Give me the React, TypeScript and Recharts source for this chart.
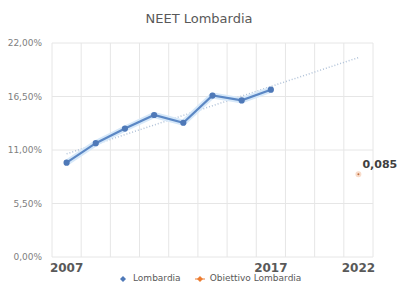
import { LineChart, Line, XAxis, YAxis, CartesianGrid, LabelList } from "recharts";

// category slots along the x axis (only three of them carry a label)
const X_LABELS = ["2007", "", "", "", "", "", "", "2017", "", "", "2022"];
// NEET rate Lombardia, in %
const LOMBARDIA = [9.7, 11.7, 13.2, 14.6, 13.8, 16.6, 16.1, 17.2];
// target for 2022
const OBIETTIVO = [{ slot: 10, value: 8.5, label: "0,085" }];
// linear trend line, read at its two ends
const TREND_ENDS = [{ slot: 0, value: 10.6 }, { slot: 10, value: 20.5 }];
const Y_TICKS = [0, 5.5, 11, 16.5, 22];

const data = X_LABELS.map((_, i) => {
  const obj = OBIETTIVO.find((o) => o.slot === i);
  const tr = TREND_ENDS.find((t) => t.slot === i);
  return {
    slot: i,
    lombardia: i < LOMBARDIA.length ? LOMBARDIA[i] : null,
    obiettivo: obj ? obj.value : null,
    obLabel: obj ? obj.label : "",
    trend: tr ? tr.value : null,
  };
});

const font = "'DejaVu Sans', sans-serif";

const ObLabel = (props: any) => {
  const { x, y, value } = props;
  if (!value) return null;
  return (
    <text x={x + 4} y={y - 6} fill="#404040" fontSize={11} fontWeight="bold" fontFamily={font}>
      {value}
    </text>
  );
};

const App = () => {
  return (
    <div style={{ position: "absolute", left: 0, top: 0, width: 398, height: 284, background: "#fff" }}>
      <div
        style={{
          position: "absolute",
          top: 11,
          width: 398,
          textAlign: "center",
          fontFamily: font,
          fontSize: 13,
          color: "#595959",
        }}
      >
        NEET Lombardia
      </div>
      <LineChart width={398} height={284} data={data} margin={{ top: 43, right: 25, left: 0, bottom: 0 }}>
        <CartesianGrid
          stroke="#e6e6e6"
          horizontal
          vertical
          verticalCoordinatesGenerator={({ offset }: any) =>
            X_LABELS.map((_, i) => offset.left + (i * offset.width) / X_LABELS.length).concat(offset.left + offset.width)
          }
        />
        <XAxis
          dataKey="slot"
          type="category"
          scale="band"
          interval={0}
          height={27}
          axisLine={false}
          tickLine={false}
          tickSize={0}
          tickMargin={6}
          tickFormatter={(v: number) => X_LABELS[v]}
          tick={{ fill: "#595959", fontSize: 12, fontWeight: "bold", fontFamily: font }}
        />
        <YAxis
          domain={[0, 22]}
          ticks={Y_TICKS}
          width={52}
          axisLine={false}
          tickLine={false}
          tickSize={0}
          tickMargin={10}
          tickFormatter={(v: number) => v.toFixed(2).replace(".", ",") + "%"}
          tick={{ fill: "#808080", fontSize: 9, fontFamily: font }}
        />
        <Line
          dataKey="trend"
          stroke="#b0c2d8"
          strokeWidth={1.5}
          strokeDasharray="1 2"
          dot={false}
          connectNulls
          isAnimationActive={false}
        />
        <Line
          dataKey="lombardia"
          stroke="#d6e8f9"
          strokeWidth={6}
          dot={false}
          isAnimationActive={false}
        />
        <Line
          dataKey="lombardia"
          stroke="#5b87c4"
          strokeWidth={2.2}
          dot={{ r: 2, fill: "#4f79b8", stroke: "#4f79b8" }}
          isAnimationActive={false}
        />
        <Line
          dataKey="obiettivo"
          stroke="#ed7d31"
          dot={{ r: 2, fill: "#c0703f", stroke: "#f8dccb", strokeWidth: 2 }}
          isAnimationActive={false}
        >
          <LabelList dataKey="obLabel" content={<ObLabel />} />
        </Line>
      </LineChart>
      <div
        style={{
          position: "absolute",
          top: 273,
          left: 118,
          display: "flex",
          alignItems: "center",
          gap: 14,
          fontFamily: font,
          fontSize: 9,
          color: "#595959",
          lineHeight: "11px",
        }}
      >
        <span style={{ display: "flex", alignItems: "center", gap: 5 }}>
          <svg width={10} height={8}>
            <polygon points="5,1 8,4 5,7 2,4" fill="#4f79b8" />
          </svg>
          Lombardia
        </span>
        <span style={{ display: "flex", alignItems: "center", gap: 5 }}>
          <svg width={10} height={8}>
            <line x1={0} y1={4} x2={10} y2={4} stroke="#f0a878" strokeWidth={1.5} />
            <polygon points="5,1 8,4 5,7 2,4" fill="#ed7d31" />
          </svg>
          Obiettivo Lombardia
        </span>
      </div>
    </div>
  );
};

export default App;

========================================

▸ To do: All of the lines above should be retyped precisely, apart from the pictures.

▸ Task solution:
Give me the React, TypeScript and Recharts source for this chart.
import { LineChart, Line, XAxis, YAxis, CartesianGrid, LabelList } from "recharts";

// category slots along the x axis (only three of them carry a label)
const X_LABELS = ["2007", "", "", "", "", "", "", "2017", "", "", "2022"];
// NEET rate Lombardia, in %
const LOMBARDIA = [9.7, 11.7, 13.2, 14.6, 13.8, 16.6, 16.1, 17.2];
// target for 2022
const OBIETTIVO = [{ slot: 10, value: 8.5, label: "0,085" }];
// linear trend line, read at its two ends
const TREND_ENDS = [{ slot: 0, value: 10.6 }, { slot: 10, value: 20.5 }];
const Y_TICKS = [0, 5.5, 11, 16.5, 22];

const data = X_LABELS.map((_, i) => {
  const obj = OBIETTIVO.find((o) => o.slot === i);
  const tr = TREND_ENDS.find((t) => t.slot === i);
  return {
    slot: i,
    lombardia: i < LOMBARDIA.length ? LOMBARDIA[i] : null,
    obiettivo: obj ? obj.value : null,
    obLabel: obj ? obj.label : "",
    trend: tr ? tr.value : null,
  };
});

const font = "'DejaVu Sans', sans-serif";

const ObLabel = (props: any) => {
  const { x, y, value } = props;
  if (!value) return null;
  return (
    <text x={x + 4} y={y - 6} fill="#404040" fontSize={11} fontWeight="bold" fontFamily={font}>
      {value}
    </text>
  );
};

const App = () => {
  return (
    <div style={{ position: "absolute", left: 0, top: 0, width: 398, height: 284, background: "#fff" }}>
      <div
        style={{
          position: "absolute",
          top: 11,
          width: 398,
          textAlign: "center",
          fontFamily: font,
          fontSize: 13,
          color: "#595959",
        }}
      >
        NEET Lombardia
      </div>
      <LineChart width={398} height={284} data={data} margin={{ top: 43, right: 25, left: 0, bottom: 0 }}>
        <CartesianGrid
          stroke="#e6e6e6"
          horizontal
          vertical
          verticalCoordinatesGenerator={({ offset }: any) =>
            X_LABELS.map((_, i) => offset.left + (i * offset.width) / X_LABELS.length).concat(offset.left + offset.width)
          }
        />
        <XAxis
          dataKey="slot"
          type="category"
          scale="band"
          interval={0}
          height={27}
          axisLine={false}
          tickLine={false}
          tickSize={0}
          tickMargin={6}
          tickFormatter={(v: number) => X_LABELS[v]}
          tick={{ fill: "#595959", fontSize: 12, fontWeight: "bold", fontFamily: font }}
        />
        <YAxis
          domain={[0, 22]}
          ticks={Y_TICKS}
          width={52}
          axisLine={false}
          tickLine={false}
          tickSize={0}
          tickMargin={10}
          tickFormatter={(v: number) => v.toFixed(2).replace(".", ",") + "%"}
          tick={{ fill: "#808080", fontSize: 9, fontFamily: font }}
        />
        <Line
          dataKey="trend"
          stroke="#b0c2d8"
          strokeWidth={1.5}
          strokeDasharray="1 2"
          dot={false}
          connectNulls
          isAnimationActive={false}
        />
        <Line
          dataKey="lombardia"
          stroke="#d6e8f9"
          strokeWidth={6}
          dot={false}
          isAnimationActive={false}
        />
        <Line
          dataKey="lombardia"
          stroke="#5b87c4"
          strokeWidth={2.2}
          dot={{ r: 2, fill: "#4f79b8", stroke: "#4f79b8" }}
          isAnimationActive={false}
        />
        <Line
          dataKey="obiettivo"
          stroke="#ed7d31"
          dot={{ r: 2, fill: "#c0703f", stroke: "#f8dccb", strokeWidth: 2 }}
          isAnimationActive={false}
        >
          <LabelList dataKey="obLabel" content={<ObLabel />} />
        </Line>
      </LineChart>
      <div
        style={{
          position: "absolute",
          top: 273,
          left: 118,
          display: "flex",
          alignItems: "center",
          gap: 14,
          fontFamily: font,
          fontSize: 9,
          color: "#595959",
          lineHeight: "11px",
        }}
      >
        <span style={{ display: "flex", alignItems: "center", gap: 5 }}>
          <svg width={10} height={8}>
            <polygon points="5,1 8,4 5,7 2,4" fill="#4f79b8" />
          </svg>
          Lombardia
        </span>
        <span style={{ display: "flex", alignItems: "center", gap: 5 }}>
          <svg width={10} height={8}>
            <line x1={0} y1={4} x2={10} y2={4} stroke="#f0a878" strokeWidth={1.5} />
            <polygon points="5,1 8,4 5,7 2,4" fill="#ed7d31" />
          </svg>
          Obiettivo Lombardia
        </span>
      </div>
    </div>
  );
};

export default App;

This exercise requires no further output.